May 7 (Bloomberg) -- Securitas AB, the world’s second-biggest guarding services company, fell to a six-month low after saying the first-quarter operating margin narrowed in North America because of a failure to win orders.
Securitas dropped as much as 7.1 percent to 55.60 kronor, the lowest intraday price since Nov. 3, and was down 6.6 percent at 3 p.m. in Stockholm, where the company is based. That pushed the stock to a 5.9 percent decline this year, valuing Securitas at 20.4 billion kronor ($3 billion).
“We had a weak first quarter in North America,” where Securitas lost some contracts in the aerospace and automotive industries, Chief Executive Officer Alf Goeransson said today in a phone interview.
First-quarter net income fell to 356 million kronor, or 0.97 krona per share, from 369 million kronor, or 1.01 krona, a year earlier, Securitas said today in a statement. Profit missed the 401 million-kronor average estimate in a Bloomberg analyst survey. Sales rose 9.2 percent to 15.1 billion kronor.
The operating margin in North America narrowed to 4.6 percent from 5.3 percent a year earlier, and the customer-retention rate in that market was 89 percent, “slightly lower” than in the 2011 period, Securitas said.
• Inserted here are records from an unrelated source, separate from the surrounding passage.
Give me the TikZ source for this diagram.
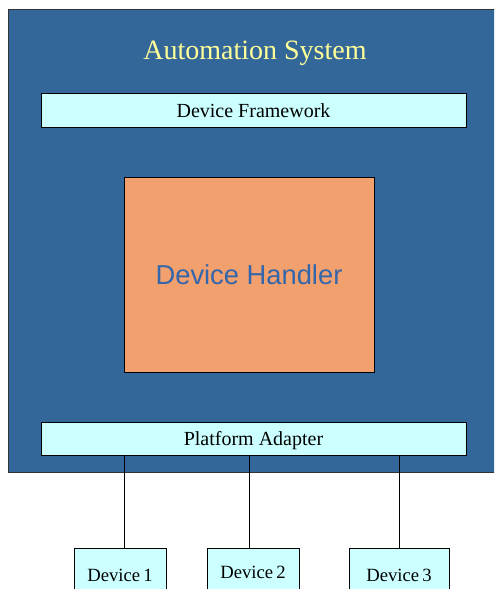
\documentclass[tikz,border=0pt]{standalone}
\usepackage{fontspec}
\setmainfont{Liberation Serif}
\newfontfamily\handlerfont{Liberation Sans}
\usepackage{xcolor}
\usepackage{tikz}
\usetikzlibrary{positioning, calc}
\definecolor{sysblue}{HTML}{336699}
\definecolor{layercyan}{HTML}{CCFFFF}
\definecolor{handlerorange}{HTML}{F2A06E}
\definecolor{titleyellow}{HTML}{FFFF99}
\definecolor{handlertext}{HTML}{3366AA}

\begin{document}
\begin{tikzpicture}[x=0.75pt, y=-0.75pt,
		layer/.style={draw=black, line width=0.75pt, fill=layercyan, minimum width=318.75pt, minimum height=25pt,
			inner sep=0pt, font=\fontsize{15}{18}\selectfont, text height=10pt, text depth=0pt},
		device/.style={draw=black, line width=0.75pt, fill=layercyan, minimum height=40.5pt, anchor=north,
			inner sep=0pt, font=\fontsize{14}{17}\selectfont, text height=9.5pt, text depth=0pt},
		link/.style={draw=black, line width=0.75pt}]
			\useasboundingbox (0,0) rectangle (494,589);
			\clip (0,0) rectangle (494,589);
			% outer system box
			\draw[fill=sysblue, draw=black!80, line width=0.75pt] (8,9) rectangle (500,472);
			\node[anchor=base, text=titleyellow, font=\fontsize{21}{25}\selectfont] (title) at (255,59) {Automation System};
			% layers
			\node[layer] (df) at (253.5,110.5) {Device Framework};
			\node[draw=black, line width=0.75pt, fill=handlerorange, minimum width=187.5pt, minimum height=146.25pt,
				inner sep=0pt, text=handlertext, font=\handlerfont\fontsize{20.5}{24}\selectfont,
				text height=14.7pt, text depth=0pt] (dh) at (249,274.5) {Device Handler};
			\node[layer] (pa) at (253.5,439) {Platform Adapter};
			% devices
			\node[device, minimum width=69pt] (dev1) at (120,548) {Device\,1};
			\node[device, minimum width=69pt, text depth=4.5pt] (dev2) at (253,548) {Device\,2};
			\node[device, minimum width=75pt] (dev3) at (399,548) {Device\,3};
			\draw[link] ([xshift=3pt]dev1.north) -- ([xshift=3pt]dev1.north |- pa.south);
			\draw[link] ([xshift=-3pt]dev2.north) -- ([xshift=-3pt]dev2.north |- pa.south);
			\draw[link] (dev3.north) -- (dev3.north |- pa.south);
		\end{tikzpicture}
\end{document}
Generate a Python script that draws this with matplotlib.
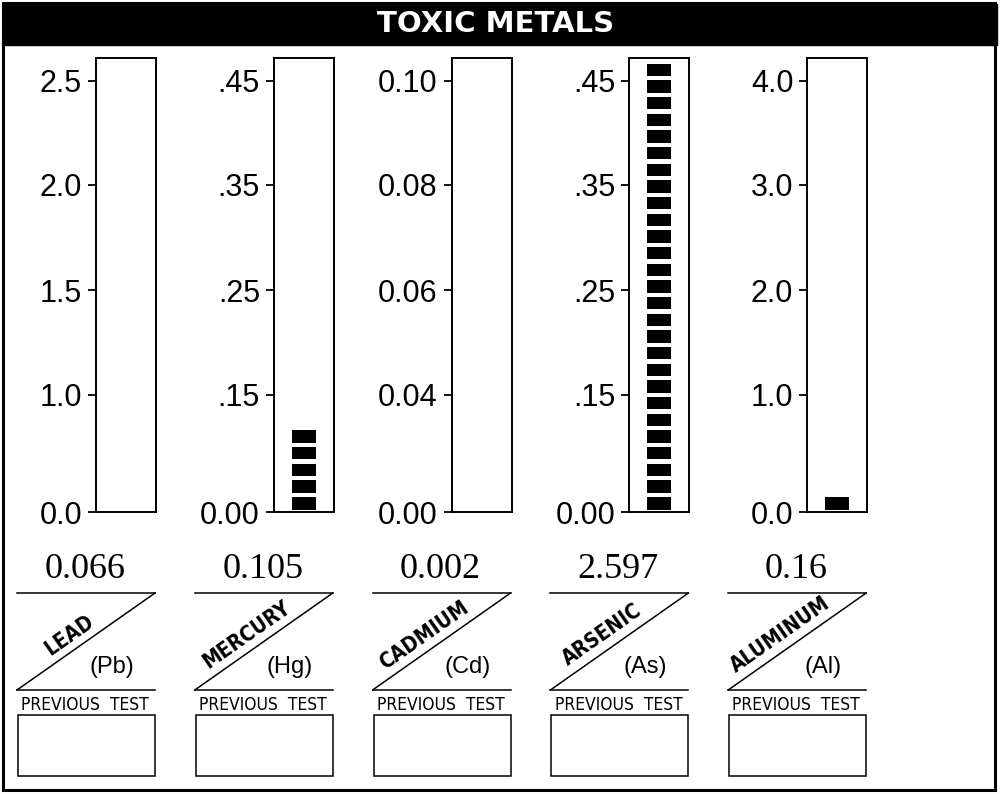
import numpy as np
import matplotlib
matplotlib.use('Agg')
import matplotlib.pyplot as plt
from matplotlib.patches import Rectangle

metals = ['LEAD', 'MERCURY', 'CADMIUM', 'ARSENIC', 'ALUMINUM']
symbols = ['(Pb)', '(Hg)', '(Cd)', '(As)', '(Al)']
results = [0.066, 0.105, 0.002, 2.597, 0.16]
result_labels = ['0.066', '0.105', '0.002', '2.597', '0.16']
tick_values = [[0, 1.0, 1.5, 2.0, 2.5],
               [0, .15, .25, .35, .45],
               [0, .04, .06, .08, .10],
               [0, .15, .25, .35, .45],
               [0, 1.0, 2.0, 3.0, 4.0]]
tick_labels = [['0.0', '1.0', '1.5', '2.0', '2.5'],
               ['0.00', '.15', '.25', '.35', '.45'],
               ['0.00', '0.04', '0.06', '0.08', '0.10'],
               ['0.00', '.15', '.25', '.35', '.45'],
               ['0.0', '1.0', '2.0', '3.0', '4.0']]

W, H = 1006, 794
sans = 'Liberation Sans'
serif = 'Liberation Serif'

# gauge geometry, pixels from the bottom of the box
tick_pos = [0, 117, 222, 327, 431]
box_h = 454
pitch = 16.67
block_h = 12.5


def make_scale(tv):
    # piecewise linear gauge scale: ticks are evenly spaced except the bottom one
    tv = np.asarray(tv, float)
    tp = np.asarray(tick_pos, float)
    s_lo = (tp[1] - tp[0]) / (tv[1] - tv[0])
    s_hi = (tp[-1] - tp[-2]) / (tv[-1] - tv[-2])

    def fwd(v):
        v = np.asarray(v, float)
        p = np.interp(v, tv, tp)
        p = np.where(v > tv[-1], tp[-1] + (v - tv[-1]) * s_hi, p)
        p = np.where(v < tv[0], tp[0] + (v - tv[0]) * s_lo, p)
        return p

    def inv(p):
        p = np.asarray(p, float)
        v = np.interp(p, tp, tv)
        v = np.where(p > tp[-1], tv[-1] + (p - tp[-1]) / s_hi, v)
        v = np.where(p < tp[0], tv[0] + (p - tp[0]) / s_lo, v)
        return v

    return fwd, inv


fig = plt.figure(figsize=(W / 100, H / 100), dpi=100)
ov = fig.add_axes([0, 0, 1, 1])
ov.set_xlim(0, W)
ov.set_ylim(H, 0)
ov.axis('off')

# frame and title bar
ov.add_patch(Rectangle((3.5, 3), 992, 787, fill=False, lw=2.2, ec='black'))
ov.add_patch(Rectangle((3, 4), 994, 41, color='black'))
ov.text(496, 24.5, 'TOXIC METALS', color='white', fontsize=21, fontweight='bold',
        family='DejaVu Sans', ha='center', va='center')

lw = 1.1
for i in range(len(metals)):
    pl = 17 + 177.8 * i

    # gauge
    ax = fig.add_axes([(pl + 79) / W, (H - 512) / H, 60 / W, box_h / H])
    fwd, inv = make_scale(tick_values[i])
    ax.set_yscale('function', functions=(fwd, inv))
    ax.set_ylim(0, float(inv(box_h)))
    ax.set_xlim(0, 1)
    ax.set_xticks([])
    ax.set_yticks(tick_values[i], tick_labels[i])
    ax.minorticks_off()
    ax.tick_params(axis='y', length=6, width=1.3, pad=4, labelsize=22)
    for lab in ax.get_yticklabels():
        lab.set_family(sans)
    for sp in ax.spines.values():
        sp.set_linewidth(1.4)

    h = min(float(fwd(results[i])), box_h)
    n = min(round(h / pitch), 27)
    for k in range(n):
        b = 2.5 + k * pitch
        t = b + block_h
        vb, vt = float(inv(b)), float(inv(t))
        ax.bar(0.5, vt - vb, bottom=vb, width=0.4, color='black')

    # result and label block
    ov.text(pl + 68, 578, result_labels[i], family=serif, fontsize=26,
            ha='center', va='baseline')
    ov.plot([pl, pl + 138], [593, 593], color='black', lw=lw)
    ov.plot([pl + 138, pl], [593, 690], color='black', lw=lw)
    ov.plot([pl, pl + 138], [690, 690], color='black', lw=lw)
    ov.text(pl + 52, 635, metals[i], family='DejaVu Sans', fontstretch='condensed',
            fontweight='bold', fontsize=15, rotation=35, rotation_mode='anchor',
            ha='center', va='center')
    ov.text(pl + 95, 667, symbols[i], family=sans, fontsize=17,
            ha='center', va='center')
    ov.text(pl + 68, 710, 'PREVIOUS  TEST', family='DejaVu Sans', fontstretch='condensed',
            fontsize=12.5, ha='center', va='baseline')
    ov.add_patch(Rectangle((pl + 1, 715), 137, 61, fill=False, lw=lw, ec='black'))

fig.savefig('out.png', dpi=100)
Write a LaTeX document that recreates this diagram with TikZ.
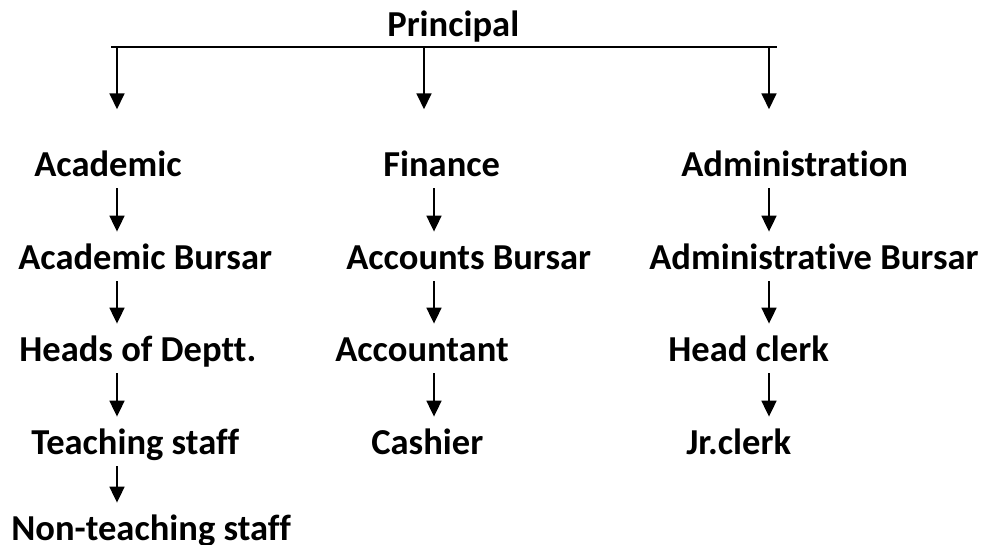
\documentclass[tikz,border=0pt]{standalone}
\usepackage{fontspec}
\setmainfont{Carlito}[Ligatures={NoCommon}]
\usetikzlibrary{positioning,arrows.meta}

\begin{document}
\begin{tikzpicture}[x=0.75pt,y=-0.75pt,line width=2pt,
        >={Triangle[length=12pt,width=11pt]},
        post/.style={font=\fontsize{27.4}{30}\selectfont\bfseries, inner sep=0pt,
          text height=17pt, text depth=0pt, anchor=base west},
        down/.style={->, shorten <=8pt, shorten >=10pt}]
\useasboundingbox (0,0) rectangle (986,544);

% arrow columns
\coordinate (c1) at (117,0);
\coordinate (c2) at (434,0);
\coordinate (c3) at (769,0);
\coordinate (t2) at (424,0);

\node[post] (prin) at (386,36) {Principal};
\coordinate (bl) at (111,47);
\coordinate (br) at (777,47);

\node[post] (acad) at (33,176)  {Academic};
\node[post] (fin)  at (382,176) {Finance};
\node[post] (adm)  at (680,176) {Administration};

\node[post] (abur) at (17,269)  {Academic Bursar};
\node[post] (cbur) at (345,269) {Accounts Bursar};
\node[post] (dbur) at (648,269) {Administrative Bursar};

\node[post] (hod)  at (18,361)  {Heads of Deptt.};
\node[post] (acct) at (334,361) {Accountant};
\node[post] (hcl)  at (667,361) {Head clerk};

\node[post] (tst)  at (30,454)  {Teaching staff};
\node[post] (cash) at (370,454) {Cashier};
\node[post] (jcl)  at (685,454) {Jr.clerk};

\node[post] (nts)  at (10,540)  {Non-teaching staff};

\draw (bl) -- (br);
\draw[->] (bl -| c1) -- ([yshift=32pt]acad.north -| c1);
\draw[->] (bl -| t2) -- ([yshift=32pt]fin.north -| t2);
\draw[->] (bl -| c3) -- ([yshift=32pt]adm.north -| c3);

\draw[down] (acad.south -| c1) -- (abur.north -| c1);
\draw[down] (abur.south -| c1) -- (hod.north -| c1);
\draw[down] (hod.south -| c1) -- (tst.north -| c1);
\draw[down] (tst.south -| c1) -- (nts.north -| c1);

\draw[down] (fin.south -| c2) -- (cbur.north -| c2);
\draw[down] (cbur.south -| c2) -- (acct.north -| c2);
\draw[down] (acct.south -| c2) -- (cash.north -| c2);

\draw[down] (adm.south -| c3) -- (dbur.north -| c3);
\draw[down] (dbur.south -| c3) -- (hcl.north -| c3);
\draw[down] (hcl.south -| c3) -- (jcl.north -| c3);
\end{tikzpicture}
\end{document}
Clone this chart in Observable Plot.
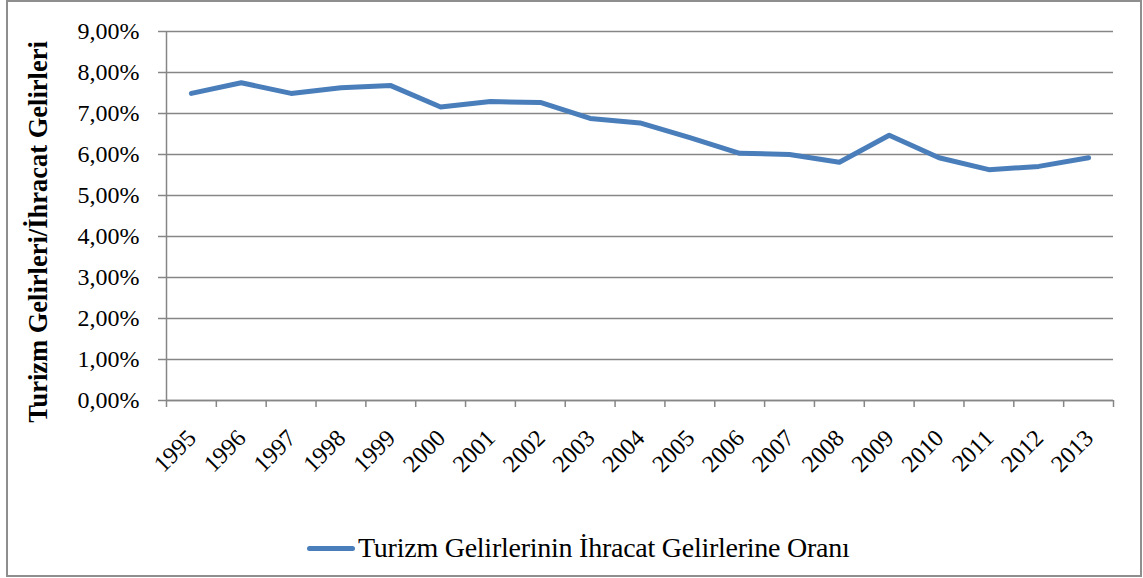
<!DOCTYPE html>
<html>
<head>
<meta charset="utf-8">
<script src="https://cdn.jsdelivr.net/npm/d3@7"></script>
<script src="https://cdn.jsdelivr.net/npm/@observablehq/plot@0.6"></script>
<style>
  html, body { margin: 0; padding: 0; background: #fff; }
  #wrap { position: relative; width: 1143px; height: 578px; font-family: "Liberation Serif", "Times New Roman", serif; }
  #frame { position: absolute; left: 6px; top: 0px; width: 1136px; height: 577px; box-sizing: border-box; border: 2px solid #8e8e8e; pointer-events: none; }
  #chart { position: absolute; left: 0; top: 0; }
  #legend { position: absolute; left: 307px; top: 532px; display: flex; align-items: center; font-size: 28px; letter-spacing: -0.25px; color: #000; white-space: nowrap; }
  #legend .sw { width: 48px; height: 5px; border-radius: 3px; background: #4a7ebb; margin-right: 3px; }
</style>
</head>
<body>
<div id="wrap">
  <div id="chart"></div>
  <div id="legend"><span class="sw"></span><span id="legtext"></span></div>
  <div id="frame"></div>
</div>
<script>
const years = [1995,1996,1997,1998,1999,2000,2001,2002,2003,2004,2005,2006,2007,2008,2009,2010,2011,2012,2013];
const ratios = [0.0749,0.0775,0.0749,0.0763,0.0768,0.0716,0.0729,0.0727,0.0688,0.0677,0.0641,0.0603,0.0600,0.0581,0.0647,0.0592,0.0563,0.0571,0.0592];
const yTicks = [0,0.01,0.02,0.03,0.04,0.05,0.06,0.07,0.08,0.09];
const seriesName = "Turizm Gelirlerinin İhracat Gelirlerine Oranı";
const yTitle = "Turizm Gelirleri/İhracat Gelirleri";

const data = years.map((y, i) => ({year: y, value: ratios[i]}));
const xDomain = [years[0] - 0.5, years[years.length - 1] + 0.5];
const bounds = d3.range(xDomain[0], xDomain[1] + 0.01, 1);

const grey = "#868686";
const fmt = d => (d * 100).toFixed(2).replace(".", ",") + "%";
const serif = "'Liberation Serif', 'Times New Roman', serif";

const chart = Plot.plot({
  width: 1143,
  height: 520,
  marginLeft: 166,
  marginRight: 30,
  marginTop: 31,
  marginBottom: 120,
  style: {fontFamily: serif, color: "#000", background: "transparent", overflow: "visible"},
  x: {domain: xDomain},
  y: {domain: [0, 0.09]},
  marks: [
    Plot.gridY(yTicks, {stroke: grey, strokeOpacity: 1, strokeWidth: 1.5}),
    Plot.ruleX([xDomain[0]], {stroke: grey, strokeWidth: 1.5}),
    Plot.ruleY([0], {stroke: grey, strokeWidth: 1.5}),
    Plot.axisY(yTicks, {tickSize: 8, tickPadding: 19, stroke: grey, strokeWidth: 1.5, fill: "#000", fontSize: 24, fontFamily: serif, tickFormat: fmt, label: null}),
    Plot.axisX(bounds, {tickSize: 7, stroke: grey, strokeWidth: 1.5, tickFormat: () => "", label: null}),
    Plot.axisX(years, {tickSize: 0, tickPadding: 27, rotate: -45, textAnchor: "end", fill: "#000", fontSize: 24, fontFamily: serif, dx: -6, tickFormat: d => String(d), label: null}),
    Plot.text([yTitle], {frameAnchor: "left", dx: -128, dy: 16, rotate: -90, fontSize: 26.5, fontWeight: "bold", fontFamily: serif, fill: "#000", textAnchor: "middle"}),
    Plot.line(data, {x: "year", y: "value", stroke: "#4a7ebb", strokeWidth: 5, strokeLinecap: "round", strokeLinejoin: "round"})
  ]
});
document.getElementById("chart").appendChild(chart);
document.getElementById("legtext").textContent = seriesName;
</script>
</body>
</html>
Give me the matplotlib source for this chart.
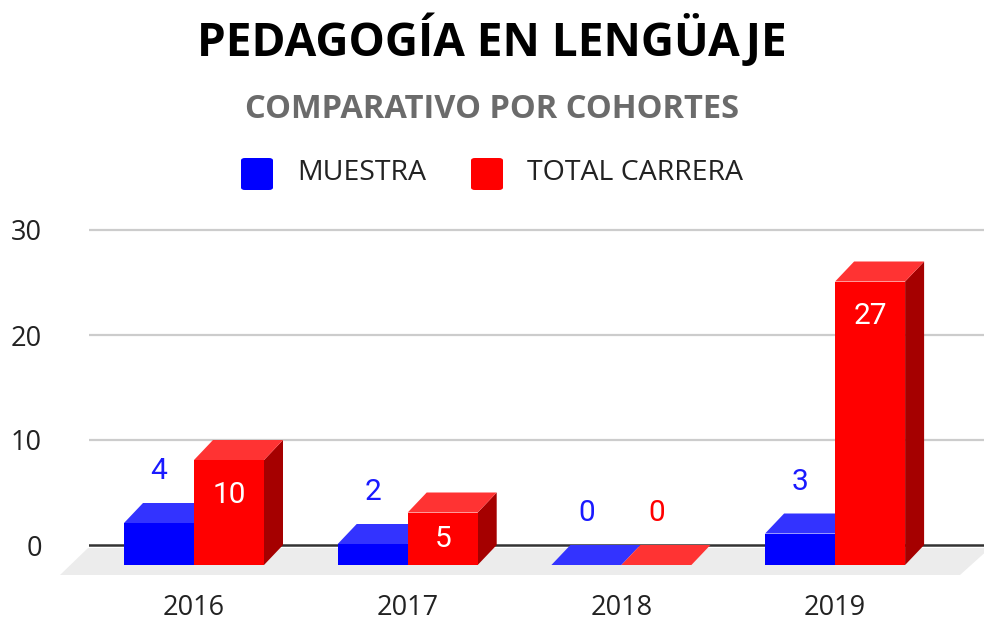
import matplotlib
matplotlib.use('Agg')
import matplotlib.pyplot as plt
from matplotlib.patches import Polygon, FancyBboxPatch

# --- DATA ---
years = ['2016', '2017', '2018', '2019']
muestra = [4, 2, 0, 3]
total_carrera = [10, 5, 0, 27]
y_ticks = [0, 10, 20, 30]

# --- LOOK ---
W, H = 984, 628
PX_Y = 10.5          # pixels per unit on y
SLOT = 213.7         # pixels per category
X0_PX = 194          # pixel x of first category
ZERO_PX = 545        # pixel y (from top) of value 0
LEFT_PX, RIGHT_PX = 89, 984

BAR_W = 70 / SLOT
DX = 19 / SLOT
DY = 20 / PX_Y

blue = {'front': '#0000ff', 'top': '#3333ff', 'side': '#0000a5', 'text': '#1a1aff'}
red = {'front': '#ff0000', 'top': '#ff3333', 'side': '#a50000', 'text': '#ff0000'}

FONT = 'Open Sans'

fig = plt.figure(figsize=(W / 100, H / 100), dpi=100)
ymin, ymax = -4, 32
ax_bottom = H - (ZERO_PX - ymin * PX_Y)
ax = fig.add_axes([LEFT_PX / W, ax_bottom / H, (RIGHT_PX - LEFT_PX) / W, (ymax - ymin) * PX_Y / H])
ax.set_xlim((LEFT_PX - X0_PX) / SLOT, (RIGHT_PX - X0_PX) / SLOT)
ax.set_ylim(ymin, ymax)
for s in ax.spines.values():
    s.set_visible(False)

# grid + zero line
for t in y_ticks[1:]:
    ax.axhline(t, color='#cccccc', lw=1.6, zorder=1)
ax.axhline(0, color='#333333', lw=1.8, zorder=2)

# floor
fl_top, fl_bot = -3 / PX_Y, -30 / PX_Y
floor = Polygon([((88 - X0_PX) / SLOT, fl_top), ((990 - X0_PX) / SLOT, fl_top),
                 ((960 - X0_PX) / SLOT, fl_bot), ((60 - X0_PX) / SLOT, fl_bot)],
                closed=True, facecolor='#ececec', edgecolor='none', zorder=3, clip_on=False)
ax.add_patch(floor)


def bar3d(x0, v, c):
    b = -DY
    front = Polygon([(x0, b), (x0 + BAR_W, b), (x0 + BAR_W, b + v), (x0, b + v)],
                    facecolor=c['front'], edgecolor='none', zorder=4, clip_on=False)
    side = Polygon([(x0 + BAR_W, b), (x0 + BAR_W + DX, 0), (x0 + BAR_W + DX, v), (x0 + BAR_W, b + v)],
                   facecolor=c['side'], edgecolor='none', zorder=4, clip_on=False)
    top = Polygon([(x0, b + v), (x0 + BAR_W, b + v), (x0 + BAR_W + DX, v), (x0 + DX, v)],
                  facecolor=c['top'], edgecolor='none', zorder=4, clip_on=False)
    ax.add_patch(side)
    ax.add_patch(front)
    ax.add_patch(top)


for i, (m, t) in enumerate(zip(muestra, total_carrera)):
    bar3d(i - BAR_W, m, blue)
    bar3d(i, t, red)
    # blue labels above
    ax.text(i - BAR_W / 2, m + 32 / PX_Y, str(m), ha='center', va='center',
            fontsize=21.5, family='Roboto', color=blue['text'], zorder=6)
    # red labels: inside end, centred when short, above when zero
    h_px = t * PX_Y
    if t == 0:
        ty, tc = t + 32 / PX_Y, red['text']
    elif h_px < 70:
        ty, tc = t / 2 - DY, 'white'
    else:
        ty, tc = t - DY - 35 / PX_Y, 'white'
    ax.text(i + BAR_W / 2, ty, str(t), ha='center', va='center',
            fontsize=21.5, family='Roboto', color=tc, zorder=6)
    # category label
    ax.text(i, -(608 - ZERO_PX) / PX_Y, years[i], ha='center', va='center',
            fontsize=19.5, family=FONT, color='#222222', clip_on=False)

ax.set_xticks([])
ax.set_yticks(y_ticks)
ax.set_yticklabels([str(t) for t in y_ticks], fontsize=19.5, family=FONT, color='#222222')
ax.tick_params(axis='y', length=0, pad=34)

# titles
fig.text(0.5, 1 - 40 / H, 'PEDAGOGÍA EN LENGÜAJE', ha='center', va='center',
         fontsize=33, fontweight='bold', family=FONT, color='black')
fig.text(0.5, 1 - 110 / H, 'COMPARATIVO POR COHORTES', ha='center', va='center',
         fontsize=23.5, fontweight='bold', family=FONT, color='#6b6b6b')

# legend
for (sx, tx, label, c) in [(241, 297, 'MUESTRA', blue['front']), (471, 527, 'TOTAL CARRERA', red['front'])]:
    sq = FancyBboxPatch((sx / W, 1 - 190 / H), 32 / W, 32 / H,
                        boxstyle='round,pad=0,rounding_size=0.004',
                        transform=fig.transFigure, facecolor=c, edgecolor='none')
    fig.patches.append(sq)
    fig.text(tx / W, 1 - 173 / H, label, ha='left', va='center',
             fontsize=20.5, family=FONT, color='#222222')

plt.savefig('out.png', dpi=100)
The guard provider, which competes with G4S Plc for the top spot in the security industry, will be “very restrictive” with acquisitions in the coming quarters to improve its ratio of free cash flow to net debt, Goeransson said. Securitas aims for a ratio of 0.2, compared with 0.12 in the first quarter and 0.13 a year earlier. Goeransson declined to say when he thinks that goal will be achieved.